** begin Material for this task **

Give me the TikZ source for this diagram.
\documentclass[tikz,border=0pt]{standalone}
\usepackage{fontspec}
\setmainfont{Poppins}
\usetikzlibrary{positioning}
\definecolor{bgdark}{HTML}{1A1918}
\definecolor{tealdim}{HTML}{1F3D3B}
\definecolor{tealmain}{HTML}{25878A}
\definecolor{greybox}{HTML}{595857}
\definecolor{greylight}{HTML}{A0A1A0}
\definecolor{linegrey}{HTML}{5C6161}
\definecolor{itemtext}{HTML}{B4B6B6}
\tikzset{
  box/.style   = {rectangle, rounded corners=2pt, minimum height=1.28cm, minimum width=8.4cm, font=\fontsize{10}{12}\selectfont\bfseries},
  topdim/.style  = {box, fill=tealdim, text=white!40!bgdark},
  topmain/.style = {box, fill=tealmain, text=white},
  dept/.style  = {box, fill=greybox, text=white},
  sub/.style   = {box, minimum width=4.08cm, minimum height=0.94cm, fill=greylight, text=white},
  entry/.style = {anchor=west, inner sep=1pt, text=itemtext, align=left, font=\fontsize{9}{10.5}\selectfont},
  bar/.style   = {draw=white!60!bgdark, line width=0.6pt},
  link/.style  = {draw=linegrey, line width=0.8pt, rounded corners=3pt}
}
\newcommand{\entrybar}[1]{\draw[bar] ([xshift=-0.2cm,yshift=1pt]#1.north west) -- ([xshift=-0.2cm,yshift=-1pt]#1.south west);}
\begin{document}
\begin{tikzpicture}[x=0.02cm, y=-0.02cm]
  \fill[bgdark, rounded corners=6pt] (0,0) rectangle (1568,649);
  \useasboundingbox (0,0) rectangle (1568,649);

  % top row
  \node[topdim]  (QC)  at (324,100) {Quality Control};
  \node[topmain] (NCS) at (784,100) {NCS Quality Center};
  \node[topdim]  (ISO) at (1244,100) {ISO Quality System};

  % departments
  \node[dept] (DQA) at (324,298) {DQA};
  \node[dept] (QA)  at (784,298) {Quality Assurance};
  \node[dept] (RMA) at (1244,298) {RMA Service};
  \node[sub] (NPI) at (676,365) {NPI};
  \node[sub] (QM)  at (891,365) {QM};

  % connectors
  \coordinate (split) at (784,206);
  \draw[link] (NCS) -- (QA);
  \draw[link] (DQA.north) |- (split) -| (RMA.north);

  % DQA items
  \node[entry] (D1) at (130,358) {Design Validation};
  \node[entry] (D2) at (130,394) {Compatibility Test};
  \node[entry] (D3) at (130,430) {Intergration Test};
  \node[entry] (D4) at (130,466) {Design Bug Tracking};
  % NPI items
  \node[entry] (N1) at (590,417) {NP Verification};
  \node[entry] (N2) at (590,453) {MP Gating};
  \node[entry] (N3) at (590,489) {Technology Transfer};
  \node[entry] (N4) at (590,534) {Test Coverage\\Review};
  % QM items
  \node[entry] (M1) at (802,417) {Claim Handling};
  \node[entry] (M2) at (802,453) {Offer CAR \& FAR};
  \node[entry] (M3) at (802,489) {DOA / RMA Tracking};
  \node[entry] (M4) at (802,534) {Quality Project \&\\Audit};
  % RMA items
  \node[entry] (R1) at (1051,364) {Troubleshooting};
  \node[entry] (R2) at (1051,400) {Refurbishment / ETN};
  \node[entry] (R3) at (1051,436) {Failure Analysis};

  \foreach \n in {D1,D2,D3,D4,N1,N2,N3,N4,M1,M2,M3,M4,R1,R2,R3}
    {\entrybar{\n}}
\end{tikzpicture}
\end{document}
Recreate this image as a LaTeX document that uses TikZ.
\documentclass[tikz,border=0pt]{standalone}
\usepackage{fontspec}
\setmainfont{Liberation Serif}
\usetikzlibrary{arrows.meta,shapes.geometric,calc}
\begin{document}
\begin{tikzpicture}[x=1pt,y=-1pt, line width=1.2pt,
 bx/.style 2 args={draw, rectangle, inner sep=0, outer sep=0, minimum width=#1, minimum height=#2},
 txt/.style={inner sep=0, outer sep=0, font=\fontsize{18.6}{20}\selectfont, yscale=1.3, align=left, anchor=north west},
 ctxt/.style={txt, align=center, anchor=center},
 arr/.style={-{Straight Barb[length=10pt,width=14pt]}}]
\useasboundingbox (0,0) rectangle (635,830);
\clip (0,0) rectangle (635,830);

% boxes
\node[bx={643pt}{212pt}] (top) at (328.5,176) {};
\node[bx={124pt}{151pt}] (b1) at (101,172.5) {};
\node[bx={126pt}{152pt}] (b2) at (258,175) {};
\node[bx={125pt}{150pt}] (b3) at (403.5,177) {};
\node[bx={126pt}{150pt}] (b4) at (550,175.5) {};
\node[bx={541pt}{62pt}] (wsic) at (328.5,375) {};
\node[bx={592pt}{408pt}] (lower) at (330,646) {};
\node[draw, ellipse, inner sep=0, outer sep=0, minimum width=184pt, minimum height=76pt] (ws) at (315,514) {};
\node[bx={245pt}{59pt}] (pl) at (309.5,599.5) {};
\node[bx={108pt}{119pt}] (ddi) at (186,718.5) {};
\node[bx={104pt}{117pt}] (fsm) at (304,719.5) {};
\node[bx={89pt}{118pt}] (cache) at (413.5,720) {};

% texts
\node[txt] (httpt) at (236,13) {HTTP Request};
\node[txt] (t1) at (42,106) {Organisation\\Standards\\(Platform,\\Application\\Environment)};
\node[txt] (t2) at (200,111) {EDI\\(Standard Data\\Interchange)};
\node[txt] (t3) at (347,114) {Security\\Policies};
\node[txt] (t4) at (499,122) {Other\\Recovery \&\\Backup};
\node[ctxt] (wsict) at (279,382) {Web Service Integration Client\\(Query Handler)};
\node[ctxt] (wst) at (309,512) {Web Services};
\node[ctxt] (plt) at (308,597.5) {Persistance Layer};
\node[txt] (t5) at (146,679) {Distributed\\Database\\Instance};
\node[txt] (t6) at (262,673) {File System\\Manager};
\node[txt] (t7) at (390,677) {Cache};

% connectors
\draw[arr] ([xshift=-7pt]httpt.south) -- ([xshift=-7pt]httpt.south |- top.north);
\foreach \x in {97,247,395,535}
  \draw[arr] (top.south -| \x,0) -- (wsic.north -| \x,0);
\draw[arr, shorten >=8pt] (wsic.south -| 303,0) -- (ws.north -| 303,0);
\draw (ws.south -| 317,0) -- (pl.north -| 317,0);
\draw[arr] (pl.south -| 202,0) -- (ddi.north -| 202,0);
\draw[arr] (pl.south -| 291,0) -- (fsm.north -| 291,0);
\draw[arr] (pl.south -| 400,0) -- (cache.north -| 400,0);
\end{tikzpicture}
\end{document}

** end Material for this task **

*Stated exercise:*
Your answer consists solely of the lines from the top of the records above through the line that contains "(split) -| (RMA.north);", each echoed exactly.

*The completed task:*
Give me the TikZ source for this diagram.
\documentclass[tikz,border=0pt]{standalone}
\usepackage{fontspec}
\setmainfont{Poppins}
\usetikzlibrary{positioning}
\definecolor{bgdark}{HTML}{1A1918}
\definecolor{tealdim}{HTML}{1F3D3B}
\definecolor{tealmain}{HTML}{25878A}
\definecolor{greybox}{HTML}{595857}
\definecolor{greylight}{HTML}{A0A1A0}
\definecolor{linegrey}{HTML}{5C6161}
\definecolor{itemtext}{HTML}{B4B6B6}
\tikzset{
  box/.style   = {rectangle, rounded corners=2pt, minimum height=1.28cm, minimum width=8.4cm, font=\fontsize{10}{12}\selectfont\bfseries},
  topdim/.style  = {box, fill=tealdim, text=white!40!bgdark},
  topmain/.style = {box, fill=tealmain, text=white},
  dept/.style  = {box, fill=greybox, text=white},
  sub/.style   = {box, minimum width=4.08cm, minimum height=0.94cm, fill=greylight, text=white},
  entry/.style = {anchor=west, inner sep=1pt, text=itemtext, align=left, font=\fontsize{9}{10.5}\selectfont},
  bar/.style   = {draw=white!60!bgdark, line width=0.6pt},
  link/.style  = {draw=linegrey, line width=0.8pt, rounded corners=3pt}
}
\newcommand{\entrybar}[1]{\draw[bar] ([xshift=-0.2cm,yshift=1pt]#1.north west) -- ([xshift=-0.2cm,yshift=-1pt]#1.south west);}
\begin{document}
\begin{tikzpicture}[x=0.02cm, y=-0.02cm]
  \fill[bgdark, rounded corners=6pt] (0,0) rectangle (1568,649);
  \useasboundingbox (0,0) rectangle (1568,649);

  % top row
  \node[topdim]  (QC)  at (324,100) {Quality Control};
  \node[topmain] (NCS) at (784,100) {NCS Quality Center};
  \node[topdim]  (ISO) at (1244,100) {ISO Quality System};

  % departments
  \node[dept] (DQA) at (324,298) {DQA};
  \node[dept] (QA)  at (784,298) {Quality Assurance};
  \node[dept] (RMA) at (1244,298) {RMA Service};
  \node[sub] (NPI) at (676,365) {NPI};
  \node[sub] (QM)  at (891,365) {QM};

  % connectors
  \coordinate (split) at (784,206);
  \draw[link] (NCS) -- (QA);
  \draw[link] (DQA.north) |- (split) -| (RMA.north);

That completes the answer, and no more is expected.